Stated task: From the records below, print only the part that opens with the line containing "Convert this chart to Chart.js code." and closes with the line containing "ctx.fillText(xTitle, 442, 752);"; omit the pictures.

Charts and diagrams as code
○ ○ ○

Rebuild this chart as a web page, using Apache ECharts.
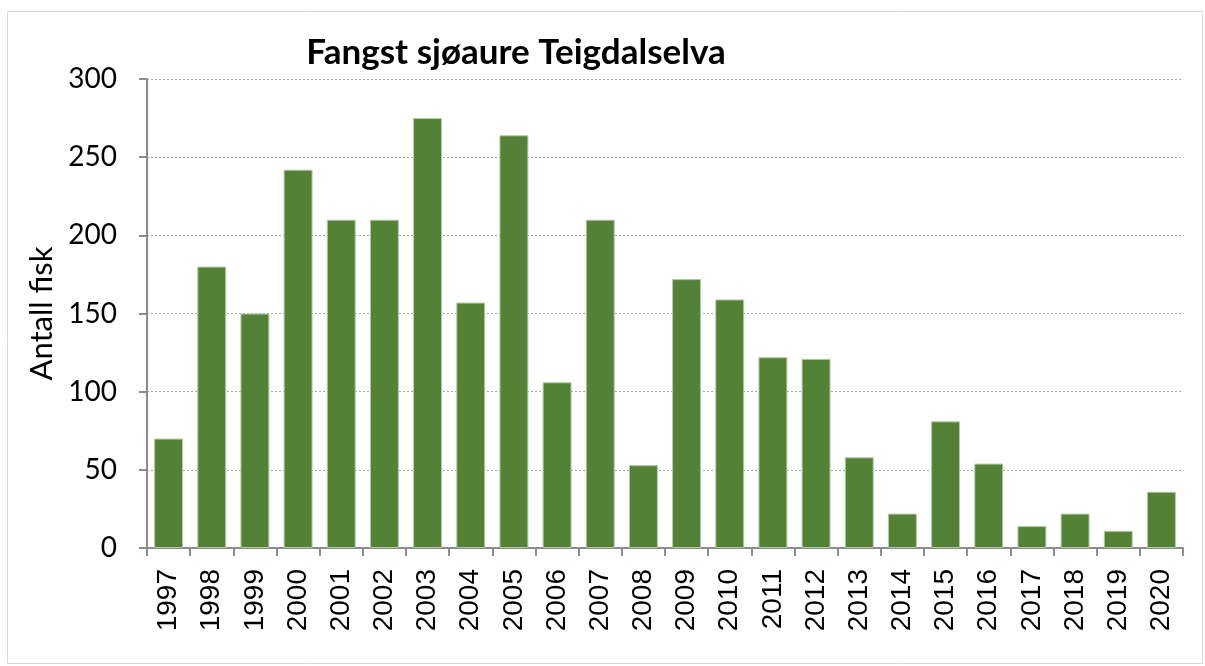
<!DOCTYPE html>
<html lang="no">
<head>
    <meta charset="UTF-8">
    <title>Fangst sjøaure Teigdalselva</title>
    <script src="https://cdn.jsdelivr.net/npm/echarts@6.0.0/dist/echarts.min.js"></script>
    <style>
        html, body { margin: 0; padding: 0; background: #fff; }
        #chart { width: 1205px; height: 666px; }
    </style>
</head>
<body>
    <div id="chart"></div>
    <script>
        // årstall og antall fisk
        const years = ['1997', '1998', '1999', '2000', '2001', '2002', '2003', '2004', '2005', '2006',
            '2007', '2008', '2009', '2010', '2011', '2012', '2013', '2014', '2015', '2016',
            '2017', '2018', '2019', '2020'];
        const catch_ = [70, 180, 150, 242, 210, 210, 275, 157, 264, 106,
            210, 53, 172, 159, 122, 121, 58, 22, 81, 54,
            14, 22, 11, 36];

        const chart = echarts.init(document.getElementById('chart'));
        chart.setOption({
            animation: false,
            title: {
                text: 'Fangst sjøaure Teigdalselva',
                left: 511,
                textAlign: 'center',
                top: 30,
                textStyle: { fontFamily: 'Lato', fontWeight: 'bold', fontSize: 35, color: '#000' }
            },
            graphic: [{
                type: 'rect',
                shape: { x: 7.5, y: 11.5, width: 1195, height: 652 },
                style: { fill: null, stroke: '#d9d9d9', lineWidth: 1 },
                silent: true
            }],
            grid: { left: 147, right: 22, top: 79, bottom: 118, containLabel: false },
            xAxis: {
                type: 'category',
                data: years,
                axisLine: { lineStyle: { color: '#8c8c8c', width: 2 } },
                axisTick: { show: true, length: 8, lineStyle: { color: '#8c8c8c', width: 2 } },
                axisLabel: {
                    rotate: 90, margin: 21, fontSize: 28,
                    fontFamily: 'Liberation Sans', color: '#000'
                }
            },
            yAxis: {
                type: 'value',
                min: 0, max: 300, interval: 50,
                name: 'Antall fisk',
                nameLocation: 'middle',
                nameGap: 76,
                nameTextStyle: { fontFamily: 'Lato', fontSize: 31, color: '#000' },
                axisLine: { show: true, lineStyle: { color: '#8c8c8c', width: 2 } },
                axisTick: { show: true, length: 8, lineStyle: { color: '#8c8c8c', width: 2 } },
                axisLabel: { fontFamily: 'Lato', fontSize: 28, color: '#000', margin: 30 },
                splitLine: { lineStyle: { color: '#a6a6a6', type: [2, 2], width: 1 } }
            },
            series: [{
                type: 'bar',
                data: catch_,
                barCategoryGap: '33%',
                itemStyle: { color: '#538135', borderColor: '#b5c9a8', borderWidth: 1 }
            }]
        });
    </script>
</body>
</html>
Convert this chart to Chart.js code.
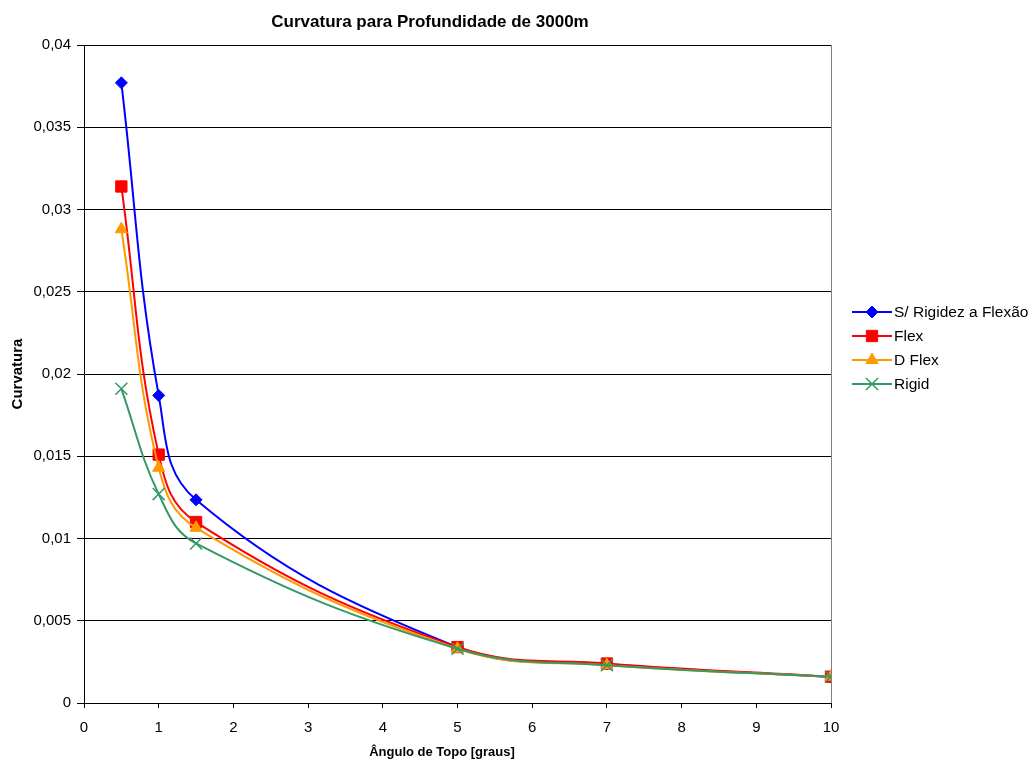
<!DOCTYPE html>
<html>
<head>
<meta charset="utf-8">
<script src="https://cdn.jsdelivr.net/npm/chart.js@4"></script>
<style>
  html, body { margin: 0; padding: 0; background: #fff; }
  canvas { display: block; }
</style>
</head>
<body>
<canvas id="c" width="1030" height="760"></canvas>
<script>
// Ângulo de topo (graus)
const angles = [0.5, 1, 1.5, 5, 7, 10];

// Curvatura por modelo
const semRigidez = [0.0377, 0.0187, 0.01235, 0.0034, 0.00237, 0.00158];
const flex       = [0.0314, 0.0151, 0.0110, 0.0034, 0.0024, 0.0016];
const dFlex      = [0.0288, 0.0143, 0.01065, 0.0033, 0.0023, 0.0016];
const rigid      = [0.0191, 0.0127, 0.0097, 0.0033, 0.0023, 0.0016];

const seriesNames = ['S/ Rigidez a Flexão', 'Flex', 'D Flex', 'Rigid'];

const chartTitle = 'Curvatura para Profundidade de 3000m';
const xTitle = 'Ângulo de Topo [graus]';
const yTitle = 'Curvatura';

const FONT = '"Liberation Sans", Arial, sans-serif';

function pts(values) {
  return angles.map((a, i) => ({ x: a, y: values[i] }));
}

function fmtY(v) {
  return String(parseFloat(v.toFixed(4))).replace('.', ',');
}

// Title, axis titles, plot-area right edge and legend
const decorations = {
  id: 'decorations',
  afterDraw(chart) {
    const ctx = chart.ctx;
    const area = chart.chartArea;
    ctx.save();

    // plot area right edge
    ctx.strokeStyle = '#808080';
    ctx.lineWidth = 1;
    ctx.beginPath();
    ctx.moveTo(Math.round(area.right) + 0.5, area.top);
    ctx.lineTo(Math.round(area.right) + 0.5, area.bottom);
    ctx.stroke();

    ctx.fillStyle = '#000';
    ctx.textBaseline = 'middle';
    ctx.textAlign = 'center';
    ctx.font = 'bold 17px ' + FONT;
    ctx.fillText(chartTitle, 430, 22);

    ctx.font = 'bold 13px ' + FONT;
    ctx.fillText(xTitle, 442, 752);

    ctx.save();
    ctx.font = 'bold 15px ' + FONT;
    ctx.translate(18, (area.top + area.bottom) / 2);
    ctx.rotate(-Math.PI / 2);
    ctx.fillText(yTitle, 0, 0);
    ctx.restore();

    // legend
    const rows = [312, 336, 360, 384];
    chart.data.datasets.forEach((ds, i) => {
      const y = rows[i];
      ctx.strokeStyle = ds.borderColor;
      ctx.lineWidth = 2;
      ctx.beginPath();
      ctx.moveTo(852, y);
      ctx.lineTo(892, y);
      ctx.stroke();
      ctx.fillStyle = ds.pointBackgroundColor;
      ctx.strokeStyle = ds.pointBorderColor;
      ctx.lineWidth = ds.pointBorderWidth;
      Chart.helpers.drawPoint(ctx, {
        pointStyle: ds.pointStyle,
        radius: ds.pointRadius,
        rotation: 0,
        borderWidth: ds.pointBorderWidth
      }, 872, y);
      ctx.fillStyle = '#000';
      ctx.textAlign = 'left';
      ctx.font = '15.5px ' + FONT;
      ctx.fillText(ds.label, 894, y + 1);
    });
    ctx.restore();
  }
};

const seriesStyle = [
  { color: '#0000FF', style: 'rectRot',  radius: 6,   bw: 1,   order: 4 },
  { color: '#FF0000', style: 'rect',     radius: 8,   bw: 1,   order: 3 },
  { color: '#FF9900', style: 'triangle', radius: 7,   bw: 1,   order: 2 },
  { color: '#339966', style: 'crossRot', radius: 8.5, bw: 1.5, order: 1 }
];

const allValues = [semRigidez, flex, dFlex, rigid];

const datasets = allValues.map((vals, i) => {
  const s = seriesStyle[i];
  return {
    label: seriesNames[i],
    data: pts(vals),
    showLine: true,
    tension: 0.4,
    borderColor: s.color,
    borderWidth: 2,
    backgroundColor: s.color,
    pointStyle: s.style,
    pointRadius: s.radius,
    pointHoverRadius: s.radius,
    pointBackgroundColor: s.color,
    pointBorderColor: s.color,
    pointBorderWidth: s.bw,
    order: s.order
  };
});

new Chart(document.getElementById('c'), {
  type: 'scatter',
  data: { datasets },
  options: {
    responsive: false,
    animation: false,
    events: [],
    layout: { padding: { left: 0, right: 199, top: 45, bottom: 0 } },
    plugins: {
      legend: { display: false },
      title: { display: false },
      tooltip: { enabled: false }
    },
    scales: {
      x: {
        type: 'linear',
        min: 0,
        max: 10,
        afterFit(scale) { scale.height = 57; },
        ticks: {
          stepSize: 1,
          color: '#000',
          padding: 11,
          font: { family: FONT, size: 15 }
        },
        grid: {
          drawOnChartArea: false,
          drawTicks: true,
          tickLength: 5,
          tickColor: '#000'
        },
        border: { color: '#000', width: 1 }
      },
      y: {
        type: 'linear',
        min: 0,
        max: 0.04,
        afterFit(scale) { scale.width = 84; },
        ticks: {
          stepSize: 0.005,
          color: '#000',
          padding: 6,
          font: { family: FONT, size: 15 },
          callback: (v) => fmtY(v)
        },
        grid: {
          color: '#000',
          lineWidth: 1,
          drawTicks: true,
          tickLength: 7,
          tickColor: '#000'
        },
        border: { color: '#000', width: 1 }
      }
    }
  },
  plugins: [decorations]
});
</script>
</body>
</html>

○ ○ ○

Task result:
Convert this chart to Chart.js code.
<!DOCTYPE html>
<html>
<head>
<meta charset="utf-8">
<script src="https://cdn.jsdelivr.net/npm/chart.js@4"></script>
<style>
  html, body { margin: 0; padding: 0; background: #fff; }
  canvas { display: block; }
</style>
</head>
<body>
<canvas id="c" width="1030" height="760"></canvas>
<script>
// Ângulo de topo (graus)
const angles = [0.5, 1, 1.5, 5, 7, 10];

// Curvatura por modelo
const semRigidez = [0.0377, 0.0187, 0.01235, 0.0034, 0.00237, 0.00158];
const flex       = [0.0314, 0.0151, 0.0110, 0.0034, 0.0024, 0.0016];
const dFlex      = [0.0288, 0.0143, 0.01065, 0.0033, 0.0023, 0.0016];
const rigid      = [0.0191, 0.0127, 0.0097, 0.0033, 0.0023, 0.0016];

const seriesNames = ['S/ Rigidez a Flexão', 'Flex', 'D Flex', 'Rigid'];

const chartTitle = 'Curvatura para Profundidade de 3000m';
const xTitle = 'Ângulo de Topo [graus]';
const yTitle = 'Curvatura';

const FONT = '"Liberation Sans", Arial, sans-serif';

function pts(values) {
  return angles.map((a, i) => ({ x: a, y: values[i] }));
}

function fmtY(v) {
  return String(parseFloat(v.toFixed(4))).replace('.', ',');
}

// Title, axis titles, plot-area right edge and legend
const decorations = {
  id: 'decorations',
  afterDraw(chart) {
    const ctx = chart.ctx;
    const area = chart.chartArea;
    ctx.save();

    // plot area right edge
    ctx.strokeStyle = '#808080';
    ctx.lineWidth = 1;
    ctx.beginPath();
    ctx.moveTo(Math.round(area.right) + 0.5, area.top);
    ctx.lineTo(Math.round(area.right) + 0.5, area.bottom);
    ctx.stroke();

    ctx.fillStyle = '#000';
    ctx.textBaseline = 'middle';
    ctx.textAlign = 'center';
    ctx.font = 'bold 17px ' + FONT;
    ctx.fillText(chartTitle, 430, 22);

    ctx.font = 'bold 13px ' + FONT;
    ctx.fillText(xTitle, 442, 752);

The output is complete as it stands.